Exactly as written, please set down all of the entries again, with no pictures.

● Source code of charts:
※

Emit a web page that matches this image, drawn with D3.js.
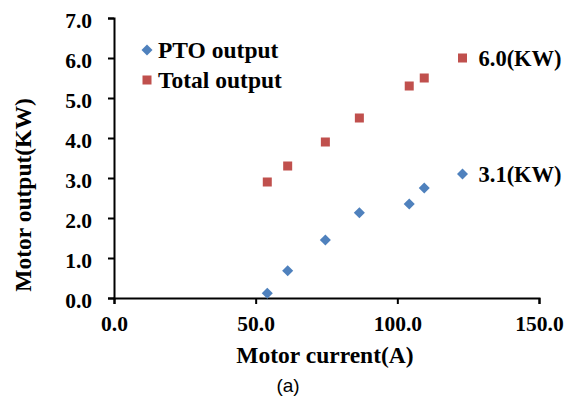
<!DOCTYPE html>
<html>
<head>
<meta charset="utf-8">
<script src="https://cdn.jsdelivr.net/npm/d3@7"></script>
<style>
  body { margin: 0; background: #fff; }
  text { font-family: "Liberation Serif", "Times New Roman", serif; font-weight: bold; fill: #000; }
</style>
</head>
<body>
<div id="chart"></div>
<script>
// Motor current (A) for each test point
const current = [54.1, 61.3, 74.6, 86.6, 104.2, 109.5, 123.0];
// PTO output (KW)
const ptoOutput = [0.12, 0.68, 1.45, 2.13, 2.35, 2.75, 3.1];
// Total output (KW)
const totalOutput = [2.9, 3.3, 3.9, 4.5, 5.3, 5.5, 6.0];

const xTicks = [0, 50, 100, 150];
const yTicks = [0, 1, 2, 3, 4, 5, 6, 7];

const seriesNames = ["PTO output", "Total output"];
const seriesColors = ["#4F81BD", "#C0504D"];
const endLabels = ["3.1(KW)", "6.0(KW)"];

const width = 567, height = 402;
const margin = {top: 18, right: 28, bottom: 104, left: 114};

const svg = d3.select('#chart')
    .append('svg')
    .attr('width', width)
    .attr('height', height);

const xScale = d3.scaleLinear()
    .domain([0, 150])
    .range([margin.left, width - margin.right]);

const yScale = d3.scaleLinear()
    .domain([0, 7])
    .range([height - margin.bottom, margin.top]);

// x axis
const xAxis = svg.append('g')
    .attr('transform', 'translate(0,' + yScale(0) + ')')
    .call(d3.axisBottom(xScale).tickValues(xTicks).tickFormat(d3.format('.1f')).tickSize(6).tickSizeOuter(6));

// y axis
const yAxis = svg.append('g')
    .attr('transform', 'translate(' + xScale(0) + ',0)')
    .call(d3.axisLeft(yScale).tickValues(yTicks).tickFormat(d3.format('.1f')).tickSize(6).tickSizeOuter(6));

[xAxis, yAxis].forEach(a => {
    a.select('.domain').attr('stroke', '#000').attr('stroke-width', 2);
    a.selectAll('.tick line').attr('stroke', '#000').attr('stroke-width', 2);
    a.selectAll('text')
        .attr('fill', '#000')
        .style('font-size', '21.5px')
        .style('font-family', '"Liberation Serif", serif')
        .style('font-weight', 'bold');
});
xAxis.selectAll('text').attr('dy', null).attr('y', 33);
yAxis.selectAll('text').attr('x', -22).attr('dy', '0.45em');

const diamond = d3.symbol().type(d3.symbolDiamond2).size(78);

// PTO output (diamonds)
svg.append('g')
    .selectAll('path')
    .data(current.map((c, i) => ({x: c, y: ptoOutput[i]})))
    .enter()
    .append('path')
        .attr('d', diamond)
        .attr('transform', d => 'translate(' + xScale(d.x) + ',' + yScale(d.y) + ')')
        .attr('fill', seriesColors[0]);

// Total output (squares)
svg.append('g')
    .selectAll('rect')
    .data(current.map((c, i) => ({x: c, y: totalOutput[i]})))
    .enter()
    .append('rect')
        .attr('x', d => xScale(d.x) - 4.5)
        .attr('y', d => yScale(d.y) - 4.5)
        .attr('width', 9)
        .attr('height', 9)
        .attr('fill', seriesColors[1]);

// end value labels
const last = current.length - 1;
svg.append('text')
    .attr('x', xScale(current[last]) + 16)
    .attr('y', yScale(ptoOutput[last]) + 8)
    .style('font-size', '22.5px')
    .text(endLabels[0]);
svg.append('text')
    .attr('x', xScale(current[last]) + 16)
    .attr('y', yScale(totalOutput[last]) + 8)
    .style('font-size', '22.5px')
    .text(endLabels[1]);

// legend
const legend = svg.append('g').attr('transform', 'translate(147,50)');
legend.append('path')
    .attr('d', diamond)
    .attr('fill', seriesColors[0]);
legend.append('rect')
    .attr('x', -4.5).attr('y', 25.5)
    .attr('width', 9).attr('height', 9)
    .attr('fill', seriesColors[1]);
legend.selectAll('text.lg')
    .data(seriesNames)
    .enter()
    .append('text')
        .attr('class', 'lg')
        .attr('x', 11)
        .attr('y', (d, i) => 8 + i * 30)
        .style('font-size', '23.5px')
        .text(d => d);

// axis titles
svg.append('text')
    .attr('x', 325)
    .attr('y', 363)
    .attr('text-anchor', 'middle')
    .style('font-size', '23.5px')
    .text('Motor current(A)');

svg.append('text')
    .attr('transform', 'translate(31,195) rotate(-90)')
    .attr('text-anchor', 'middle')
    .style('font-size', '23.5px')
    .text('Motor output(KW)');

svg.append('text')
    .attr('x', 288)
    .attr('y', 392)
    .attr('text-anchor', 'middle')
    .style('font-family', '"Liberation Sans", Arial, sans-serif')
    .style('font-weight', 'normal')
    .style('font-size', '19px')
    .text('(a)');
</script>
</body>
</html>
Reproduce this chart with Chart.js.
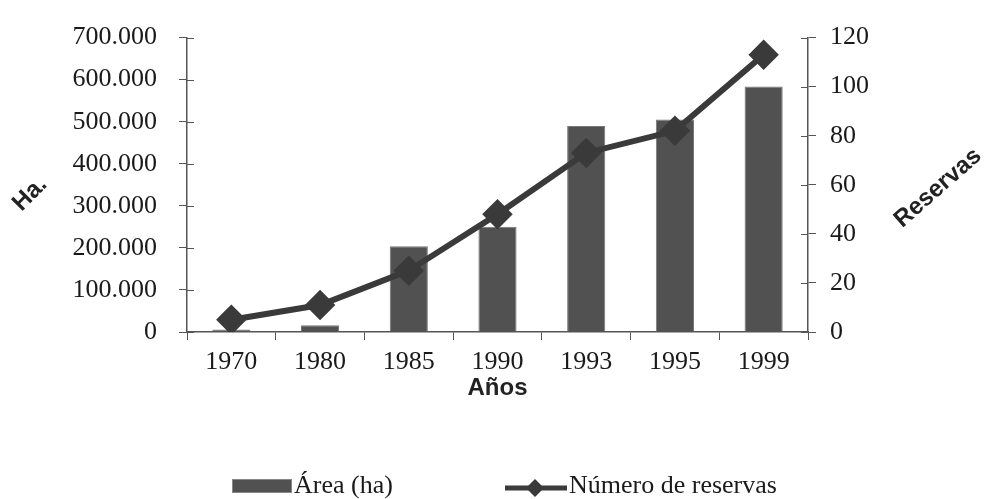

※

● Solution to this exercise:
Emit a web page that matches this image, drawn with D3.js.
<!DOCTYPE html>
<html>
<head>
<meta charset="utf-8">
<script src="https://cdn.jsdelivr.net/npm/d3@7"></script>
<style>
  body { margin: 0; background: #fff; }
  text { font-family: "Liberation Serif", "Times New Roman", serif; font-weight: bold; fill: #000; }
</style>
</head>
<body>
<div id="chart"></div>
<script>
// Motor current (A) for each test point
const current = [54.1, 61.3, 74.6, 86.6, 104.2, 109.5, 123.0];
// PTO output (KW)
const ptoOutput = [0.12, 0.68, 1.45, 2.13, 2.35, 2.75, 3.1];
// Total output (KW)
const totalOutput = [2.9, 3.3, 3.9, 4.5, 5.3, 5.5, 6.0];

const xTicks = [0, 50, 100, 150];
const yTicks = [0, 1, 2, 3, 4, 5, 6, 7];

const seriesNames = ["PTO output", "Total output"];
const seriesColors = ["#4F81BD", "#C0504D"];
const endLabels = ["3.1(KW)", "6.0(KW)"];

const width = 567, height = 402;
const margin = {top: 18, right: 28, bottom: 104, left: 114};

const svg = d3.select('#chart')
    .append('svg')
    .attr('width', width)
    .attr('height', height);

const xScale = d3.scaleLinear()
    .domain([0, 150])
    .range([margin.left, width - margin.right]);

const yScale = d3.scaleLinear()
    .domain([0, 7])
    .range([height - margin.bottom, margin.top]);

// x axis
const xAxis = svg.append('g')
    .attr('transform', 'translate(0,' + yScale(0) + ')')
    .call(d3.axisBottom(xScale).tickValues(xTicks).tickFormat(d3.format('.1f')).tickSize(6).tickSizeOuter(6));

// y axis
const yAxis = svg.append('g')
    .attr('transform', 'translate(' + xScale(0) + ',0)')
    .call(d3.axisLeft(yScale).tickValues(yTicks).tickFormat(d3.format('.1f')).tickSize(6).tickSizeOuter(6));

[xAxis, yAxis].forEach(a => {
    a.select('.domain').attr('stroke', '#000').attr('stroke-width', 2);
    a.selectAll('.tick line').attr('stroke', '#000').attr('stroke-width', 2);
    a.selectAll('text')
        .attr('fill', '#000')
        .style('font-size', '21.5px')
        .style('font-family', '"Liberation Serif", serif')
        .style('font-weight', 'bold');
});
xAxis.selectAll('text').attr('dy', null).attr('y', 33);
yAxis.selectAll('text').attr('x', -22).attr('dy', '0.45em');

const diamond = d3.symbol().type(d3.symbolDiamond2).size(78);

// PTO output (diamonds)
svg.append('g')
    .selectAll('path')
    .data(current.map((c, i) => ({x: c, y: ptoOutput[i]})))
    .enter()
    .append('path')
        .attr('d', diamond)
        .attr('transform', d => 'translate(' + xScale(d.x) + ',' + yScale(d.y) + ')')
        .attr('fill', seriesColors[0]);

// Total output (squares)
svg.append('g')
    .selectAll('rect')
    .data(current.map((c, i) => ({x: c, y: totalOutput[i]})))
    .enter()
    .append('rect')
        .attr('x', d => xScale(d.x) - 4.5)
        .attr('y', d => yScale(d.y) - 4.5)
        .attr('width', 9)
        .attr('height', 9)
        .attr('fill', seriesColors[1]);

// end value labels
const last = current.length - 1;
svg.append('text')
    .attr('x', xScale(current[last]) + 16)
    .attr('y', yScale(ptoOutput[last]) + 8)
    .style('font-size', '22.5px')
    .text(endLabels[0]);
svg.append('text')
    .attr('x', xScale(current[last]) + 16)
    .attr('y', yScale(totalOutput[last]) + 8)
    .style('font-size', '22.5px')
    .text(endLabels[1]);

// legend
const legend = svg.append('g').attr('transform', 'translate(147,50)');
legend.append('path')
    .attr('d', diamond)
    .attr('fill', seriesColors[0]);
legend.append('rect')
    .attr('x', -4.5).attr('y', 25.5)
    .attr('width', 9).attr('height', 9)
    .attr('fill', seriesColors[1]);
legend.selectAll('text.lg')
    .data(seriesNames)
    .enter()
    .append('text')
        .attr('class', 'lg')
        .attr('x', 11)
        .attr('y', (d, i) => 8 + i * 30)
        .style('font-size', '23.5px')
        .text(d => d);

// axis titles
svg.append('text')
    .attr('x', 325)
    .attr('y', 363)
    .attr('text-anchor', 'middle')
    .style('font-size', '23.5px')
    .text('Motor current(A)');

svg.append('text')
    .attr('transform', 'translate(31,195) rotate(-90)')
    .attr('text-anchor', 'middle')
    .style('font-size', '23.5px')
    .text('Motor output(KW)');

svg.append('text')
    .attr('x', 288)
    .attr('y', 392)
    .attr('text-anchor', 'middle')
    .style('font-family', '"Liberation Sans", Arial, sans-serif')
    .style('font-weight', 'normal')
    .style('font-size', '19px')
    .text('(a)');
</script>
</body>
</html>
Reproduce this chart with Chart.js.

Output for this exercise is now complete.